Several planning implications can be derived from the presented results. The most evident implication is that the urban adaptation strategies in compact cities in a temperate climate should be based on maximizing live and dense green bodies in compact cities in a temperate climate rather than on forming artificial blue bodies of a lake character.

The local cooling effect of the river was most effective in the compact city, where it reached about half of the effect of the NDVI. The effective cooling distance was 200 m in the compact city. The planning consequence is that alternative measures could be applied within the envelope of 200 m around rivers. Here, the urban structure should be proposed with particular regard to alleviating the river cooling distance.

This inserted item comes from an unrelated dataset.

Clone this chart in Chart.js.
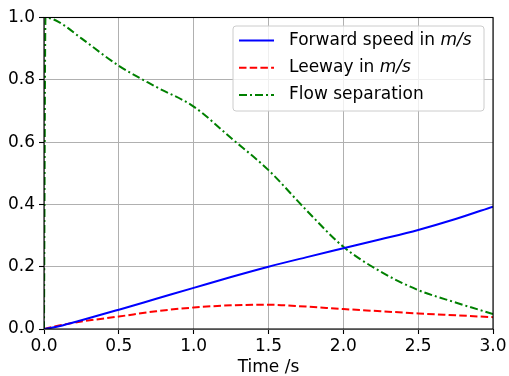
<!DOCTYPE html>
<html>
<head>
<meta charset="utf-8">
<script src="https://cdn.jsdelivr.net/npm/chart.js@4"></script>
<style>
html,body{margin:0;padding:0;background:#fff;}
#wrap{width:509px;height:376px;position:relative;}
</style>
</head>
<body>
<div id="wrap"><canvas id="c" width="509" height="376"></canvas></div>
<script>
// ---- data ----
const times = [0, 0.01, 0.1, 0.25, 0.5, 0.75, 1.0, 1.25, 1.5, 1.75, 2.0, 2.25, 2.5, 2.75, 3.0];
const forwardSpeed = [0, 0.0005, 0.009, 0.028, 0.062, 0.097, 0.132, 0.167, 0.200, 0.230, 0.259, 0.288, 0.318, 0.353, 0.393];
const leeway = [0, 0.001, 0.011, 0.024, 0.040, 0.057, 0.069, 0.076, 0.078, 0.072, 0.064, 0.057, 0.050, 0.044, 0.038];
const flowSeparation = [0, 1.0, 0.985, 0.933, 0.845, 0.777, 0.714, 0.613, 0.51, 0.383, 0.264, 0.184, 0.125, 0.085, 0.048];
const seriesLabels = ['Forward speed in m/s', 'Leeway in m/s', 'Flow separation'];
const xTicks = [0, 0.5, 1.0, 1.5, 2.0, 2.5, 3.0];
const yTicks = [0, 0.2, 0.4, 0.6, 0.8, 1.0];
const xTitle = 'Time /s';

const FONT = "'DejaVu Sans', sans-serif";
const pts = arr => arr.map((v, i) => ({x: times[i], y: v}));

const frameAndLegend = {
  id: 'frameAndLegend',
  afterDatasetsDraw(chart) {
    const ctx = chart.ctx, ca = chart.chartArea;
    ctx.save();
    ctx.strokeStyle = '#000';
    ctx.lineWidth = 1.1;
    ctx.strokeRect(ca.left, ca.top, ca.right - ca.left, ca.bottom - ca.top);

    // legend box
    const w = 251, h = 85;
    const bx = ca.right - 9 - w, by = ca.top + 8.5;
    const r = 3;
    ctx.beginPath();
    ctx.moveTo(bx + r, by);
    ctx.arcTo(bx + w, by, bx + w, by + h, r);
    ctx.arcTo(bx + w, by + h, bx, by + h, r);
    ctx.arcTo(bx, by + h, bx, by, r);
    ctx.arcTo(bx, by, bx + w, by, r);
    ctx.closePath();
    ctx.fillStyle = 'rgba(255,255,255,0.8)';
    ctx.fill();
    ctx.strokeStyle = '#cccccc';
    ctx.lineWidth = 1;
    ctx.stroke();

    chart.data.datasets.forEach((ds, i) => {
      const cy = by + 14.5 + i * 27.2;
      ctx.beginPath();
      ctx.setLineDash(ds.borderDash || []);
      ctx.strokeStyle = ds.borderColor;
      ctx.lineWidth = ds.borderWidth;
      ctx.moveTo(bx + 6, cy);
      ctx.lineTo(bx + 41, cy);
      ctx.stroke();
      ctx.setLineDash([]);
      ctx.fillStyle = '#000';
      ctx.textBaseline = 'middle';
      ctx.textAlign = 'left';
      let tx = bx + 56;
      const label = ds.label;
      const idx = label.indexOf('m/s');
      const parts = idx >= 0 ? [[label.slice(0, idx), false], ['m/s', true]] : [[label, false]];
      parts.forEach(([t, it]) => {
        ctx.font = (it ? 'italic ' : '') + '17px ' + FONT;
        ctx.fillText(t, tx, cy);
        tx += ctx.measureText(t).width;
      });
    });
    ctx.restore();
  }
};

new Chart(document.getElementById('c'), {
  type: 'line',
  data: {
    datasets: [
      {label: seriesLabels[0], data: pts(forwardSpeed), borderColor: '#0000ff', borderWidth: 2, pointRadius: 0, fill: false, cubicInterpolationMode: 'monotone'},
      {label: seriesLabels[1], data: pts(leeway), borderColor: '#ff0000', borderWidth: 2, borderDash: [7.5, 3.2], pointRadius: 0, fill: false, cubicInterpolationMode: 'monotone'},
      {label: seriesLabels[2], data: pts(flowSeparation), borderColor: '#008000', borderWidth: 2, borderDash: [8, 3, 2, 3], pointRadius: 0, fill: false, cubicInterpolationMode: 'monotone'}
    ]
  },
  options: {
    responsive: false,
    animation: false,
    devicePixelRatio: 1,
    layout: {padding: {left: 0, top: 17.5, right: 16, bottom: 0}},
    plugins: {legend: {display: false}, tooltip: {enabled: false}, title: {display: false}},
    scales: {
      x: {
        type: 'linear', min: 0, max: 3,
        afterBuildTicks: s => { s.ticks = xTicks.map(v => ({value: v})); },
        afterFit: s => { s.height = 47; },
        border: {display: false},
        grid: {color: '#b0b0b0', lineWidth: 1, tickColor: '#000', tickLength: 5, tickWidth: 1.1},
        ticks: {color: '#000', font: {family: FONT, size: 17}, padding: 2, maxRotation: 0, callback: v => v.toFixed(1)},
        title: {display: true, text: xTitle, color: '#000', font: {family: FONT, size: 17}, padding: {top: 0, bottom: -2}}
      },
      y: {
        type: 'linear', min: 0, max: 1,
        afterBuildTicks: s => { s.ticks = yTicks.map(v => ({value: v})); },
        afterFit: s => { s.width = 44; },
        border: {display: false},
        grid: {color: '#b0b0b0', lineWidth: 1, tickColor: '#000', tickLength: 5, tickWidth: 1.1},
        ticks: {color: '#000', font: {family: FONT, size: 17}, padding: 4, callback: v => v.toFixed(1)}
      }
    }
  },
  plugins: [frameAndLegend]
});
</script>
</body>
</html>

In the city outskirts, the warming effects of building coverage and height are similar. The planning consequence is that the intensity of greenery should be required to compensate for both building coverage and building height in the city outskirts. This will indirectly hamper vertical development and the resulting developments will better fit the character of the low-rise city structure.

Building coverage is a predominant factor in the city, generating a warming effect, and the warming effect increases with city compactness. As a planning consequence, we suggest adopting planning regulations that would require compensating built-up areas with the intensity of greenery in compact cities. Thus, indirectly, the regulation will promote the vertical development and compactness of cities.